**Source material**:
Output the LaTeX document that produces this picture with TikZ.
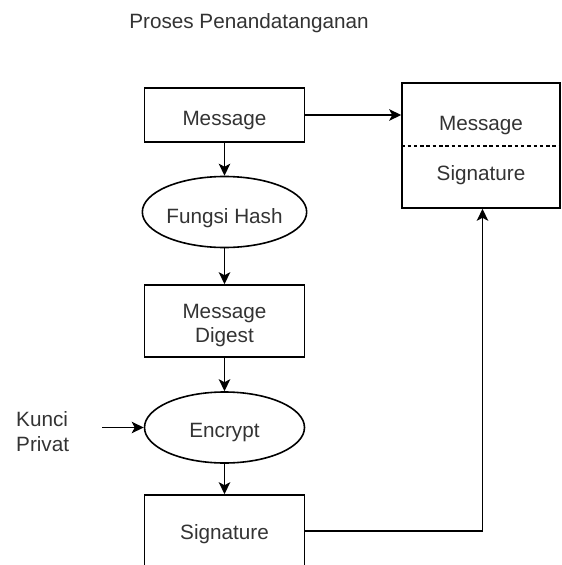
\documentclass[tikz,border=0pt]{standalone}
\usepackage{fontspec}
\setmainfont{Liberation Sans}
\usetikzlibrary{shapes.geometric,arrows.meta}
\definecolor{txtc}{HTML}{333333}
\begin{document}
\begin{tikzpicture}[x=1pt,y=-1pt,
  every node/.style={font=\fontsize{20.7}{24.7}\selectfont, text=txtc},
  box/.style={draw=black, line width=1.6pt, rectangle, minimum width=160pt, minimum height=72pt, inner sep=0pt},
  oval/.style={draw=black, line width=1.6pt, ellipse, minimum width=160pt, minimum height=71pt, inner sep=0pt},
  arr/.style={draw=black, line width=1.6pt, -{Stealth[length=12pt,width=11.5pt,inset=3pt]}},
  lbl/.style={inner sep=0pt}
]
\useasboundingbox (0,0) rectangle (562,565);

\node[lbl, anchor=base] (title) at (249,28) {Proses Penandatanganan};

\node[box, minimum height=54pt, text height=21.4pt, text depth=0pt] (msg) at (224.5,115) {Message};
\node[oval, text height=22pt, text depth=0pt] (hash) at (224.5,212) {Fungsi Hash};
\node[box, align=center, text height=43.4pt, text depth=0pt] (digest) at (224.5,321) {Message\\Digest};
\node[oval, text height=20pt, text depth=0pt] (enc) at (224.5,427.5) {Encrypt};
\node[box, text height=16.6pt, text depth=0pt] (sig) at (224.5,531) {Signature};

\node[lbl, align=left, anchor=west] (kunci) at (16,431.65) {Kunci\\Privat};
\coordinate (kp) at (102,427.5);

\node[box, minimum width=158pt, minimum height=125pt] (combo) at (481,145.5) {};
\draw[line width=1.6pt, dash pattern=on 3.5pt off 2.8pt] (combo.west |- 0,146) -- (combo.east |- 0,146);
\node[lbl, anchor=base] (cmsg) at (481,130) {Message};
\node[lbl, anchor=base] (csig) at (481,180) {Signature};

\draw[arr] (msg) -- (hash);
\draw[arr] (hash) -- (digest);
\draw[arr] (digest) -- (enc);
\draw[arr] (enc) -- (sig);
\draw[arr] (kp) -- (enc.west);
\draw[arr] (msg.east) -- (msg.east -| combo.west);
\draw[arr] (sig.east) -| ([xshift=1.5pt]combo.south);
\end{tikzpicture}
\end{document}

**Task prompt**: Copy the data exactly. Any picture it contains is to be omitted.

**Written response**:
Output the LaTeX document that produces this picture with TikZ.
\documentclass[tikz,border=0pt]{standalone}
\usepackage{fontspec}
\setmainfont{Liberation Sans}
\usetikzlibrary{shapes.geometric,arrows.meta}
\definecolor{txtc}{HTML}{333333}
\begin{document}
\begin{tikzpicture}[x=1pt,y=-1pt,
  every node/.style={font=\fontsize{20.7}{24.7}\selectfont, text=txtc},
  box/.style={draw=black, line width=1.6pt, rectangle, minimum width=160pt, minimum height=72pt, inner sep=0pt},
  oval/.style={draw=black, line width=1.6pt, ellipse, minimum width=160pt, minimum height=71pt, inner sep=0pt},
  arr/.style={draw=black, line width=1.6pt, -{Stealth[length=12pt,width=11.5pt,inset=3pt]}},
  lbl/.style={inner sep=0pt}
]
\useasboundingbox (0,0) rectangle (562,565);

\node[lbl, anchor=base] (title) at (249,28) {Proses Penandatanganan};

\node[box, minimum height=54pt, text height=21.4pt, text depth=0pt] (msg) at (224.5,115) {Message};
\node[oval, text height=22pt, text depth=0pt] (hash) at (224.5,212) {Fungsi Hash};
\node[box, align=center, text height=43.4pt, text depth=0pt] (digest) at (224.5,321) {Message\\Digest};
\node[oval, text height=20pt, text depth=0pt] (enc) at (224.5,427.5) {Encrypt};
\node[box, text height=16.6pt, text depth=0pt] (sig) at (224.5,531) {Signature};

\node[lbl, align=left, anchor=west] (kunci) at (16,431.65) {Kunci\\Privat};
\coordinate (kp) at (102,427.5);

\node[box, minimum width=158pt, minimum height=125pt] (combo) at (481,145.5) {};
\draw[line width=1.6pt, dash pattern=on 3.5pt off 2.8pt] (combo.west |- 0,146) -- (combo.east |- 0,146);
\node[lbl, anchor=base] (cmsg) at (481,130) {Message};
\node[lbl, anchor=base] (csig) at (481,180) {Signature};

\draw[arr] (msg) -- (hash);
\draw[arr] (hash) -- (digest);
\draw[arr] (digest) -- (enc);
\draw[arr] (enc) -- (sig);
\draw[arr] (kp) -- (enc.west);
\draw[arr] (msg.east) -- (msg.east -| combo.west);
\draw[arr] (sig.east) -| ([xshift=1.5pt]combo.south);
\end{tikzpicture}
\end{document}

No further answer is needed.